With respect to Article 8, the Court reiterated that damage to the environment can affect one’s well-being and deprive one’s enjoyment of their home. The Court held that, should an environmental risk reach such a level of seriousness that an applicant may no longer enjoy his home or private life, then a justified complaint under Article 8 may arise. The positive obligation upon States to put in place regulations when dangerous activity and risk is involved was also emphasised. In applying this to the instant case, the Court found that there had indeed been a violation of Article 8 for the following reasons. First, the numerous scientific reports established a causal link between Ilva’s industrial emissions and the sanitary records of those residing in “high environmental risk” municipalities. Second, the salve-Ilva decree laws and other administrative and legal acts had effectively kept a dangerous situation from coming to an end, in particular, the extension of the deadline for the execution of necessary measures to reduce emission levels. The Court held that both these contributed to the generation of Italy’s responsibilities, noting that the authorities accepted the findings of the scientific reports and still did not put measures in place to safeguard the environment and health of the local population.  

With respect to Article 13 on the right to an effective remedy, the Court found that Italy had failed to provide the applicants with the necessary means in national courts to challenge the dangerous status quo of the Ilva plant’s production in Taranto. 
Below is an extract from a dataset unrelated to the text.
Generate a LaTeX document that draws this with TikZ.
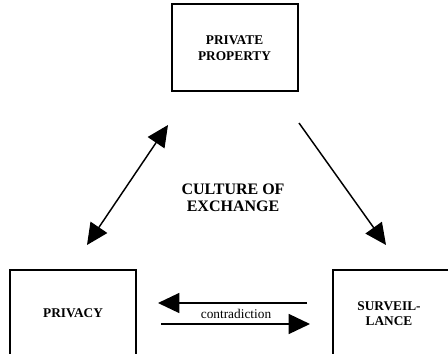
\documentclass[tikz,border=0pt]{standalone}
\usepackage{fontspec}
\setmainfont{Liberation Serif}
\usetikzlibrary{arrows.meta}
\tikzset{
	box/.style={draw, inner sep=0pt, minimum width=94.5pt, minimum height=64.5pt},
	boxtext/.style={align=center, font=\bfseries\fontsize{10}{11.5}\selectfont},
	link/.style={line width=1.1pt, -{Triangle[length=16pt,width=15pt]}},
}
\begin{document}
\begin{tikzpicture}[x=0.75pt, y=-0.75pt]
		\clip (0,0) rectangle (448,353);
		\useasboundingbox (0,0) rectangle (448,353);
		% the three boxes
		\node[box, line width=1.5pt] (property) at (234.5,47.5) {};
		\node[boxtext] (propertytext) at (234.5,48) {PRIVATE\\PROPERTY};
		\node[box, line width=0.8pt] (privacy) at (73,313) {};
		\node[boxtext] (privacytext) at (73,313) {PRIVACY};
		\node[box, line width=1.2pt] (surveillance) at (396,313) {};
		\node[boxtext] (surveillancetext) at (389,313.5) {SURVEIL-\\LANCE};
		\node[align=center, font=\bfseries\fontsize{12}{13}\selectfont] (culture) at (233,198) {CULTURE OF\\EXCHANGE};
		% arrow ends
		\coordinate (pl) at (87,245);
		\coordinate (pu) at (168,125);
		\coordinate (su) at (299,123);
		\coordinate (sl) at (386,245);
		\coordinate (cr) at (307,303);
		\coordinate (cl) at (158,303);
		\coordinate (dl) at (161,324);
		\coordinate (dr) at (310,324);
		\draw[link, {Triangle[length=16pt,width=15pt]}-{Triangle[length=16pt,width=15pt]}] (pl) -- (pu);
		\draw[link] (su) -- (sl);
		\draw[link] (cr) -- (cl);
		\draw[link] (dl) -- (dr);
		\node[font=\fontsize{10}{12}\selectfont] (contra) at (236,314) {contradiction};
	\end{tikzpicture}
\end{document}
Potential takeaways for future climate migration litigation 

  • Unlike Taskin v Turkey (46117/99), the Aarhus Convention was not explicitly mentioned in the judgment. However, in holding that there had been a violation of Article 13, it is clear that Italian law failed to provide the applicants with the necessary measures to secure the decontamination of the relevant areas. This might be particularly problematic when the contamination of an area is so high, that residents are forced to migrate.  
  • The judgment shows that although environmental procedural rights are recognised under the ECHR, notwithstanding the Aarhus Convention, they are not guaranteed to the public but only to those directly affected by the harm. This is explicitly clear in the exclusion of the 19 applicants living outside the “high environmental risk” areas.  
  • The use of scientific evidence to find the causal link between the polluting and the illnesses suffered by the applicants is particularly notable. Although often excluded, this type of evidence was relied on heavily in the Court’s considerations, opening the door for further decisions in similar cases involving scientific evidence to assess the causal link in question.  
  • Following past case law, this case reiterates both the negative obligation upon States when ensuring that an individual’s right to private and family life is not interfered with, and the positive obligation to put in place measures regulating dangerous activity to ensure that same right is protected (Article 8 ECHR).